By contrast, Downey’s appearance in 2017’s strategically low-stakes Spider-Man: Homecoming leans into a kind of sly self-satire, with Tony’s mentorship of Tom Holland’s character coded as an allegory for the corporate passing of the torch. The way that Downey lords over a film about a different protagonist while ultimately (and generously) ceding the floor is as much about the way Homecoming is written and directed as his acting choices, but in scene after scene, he somehow finds the sweet spot between a dispassionate, metrics-driven CEO (as if measuring Peter’s potential worth as an Avenger) and Obi-Wan Kenobi. It shouldn’t be possible for a supporting performance to also be a star turn, but Downey revels in the contradiction.

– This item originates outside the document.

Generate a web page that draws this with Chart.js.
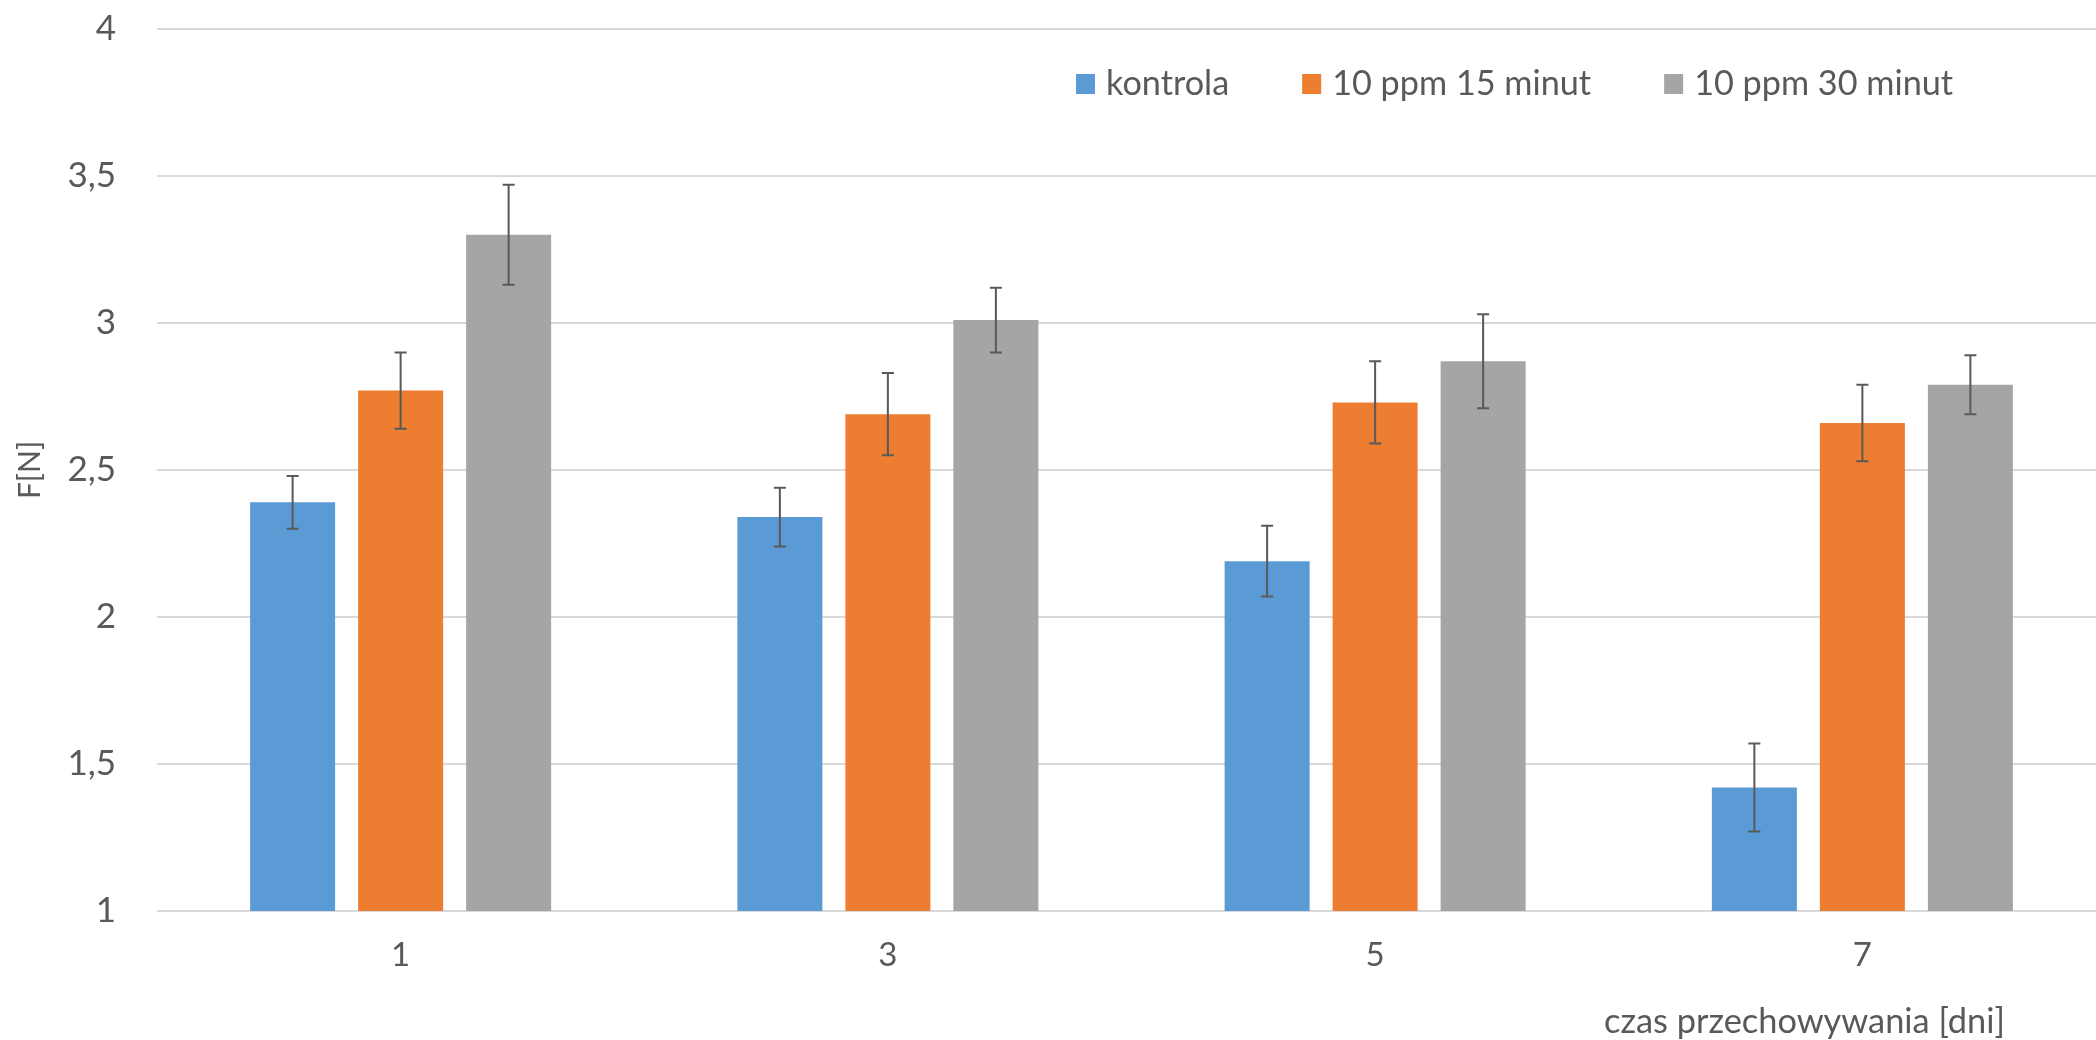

The endgame of Endgame is the demise of the character who has, more than any other, served as the front man and the baseline for a set of movies that have rewritten the conventional wisdom about the production, distribution, exhibition, reception, and cultural resonance of Hollywood studio movies. I don’t think I’ll ever find movies as gleaming and calculatedly anodyne as Iron Man or The Avengers genuinely moving, but that doesn’t mean that there isn’t an inherent power in watching actors age and develop along with their fictional alter egos, or that Downey’s achievement in creating, sustaining, and ultimately perfecting a character who means so much to so many isn’t impressive. It’s the stuff that icons are made of.
“Just don’t do anything I would do,” Tony tells Peter during one heart-to-heart in Homecoming. “And definitely don’t do anything I wouldn’t do.” On one level, he’s being a good mentor, but between the lines, it’s a bit of a well-earned boast for the character and the actor as well. Could anybody else have done what Downey’s done over the past 11 years? Probably not.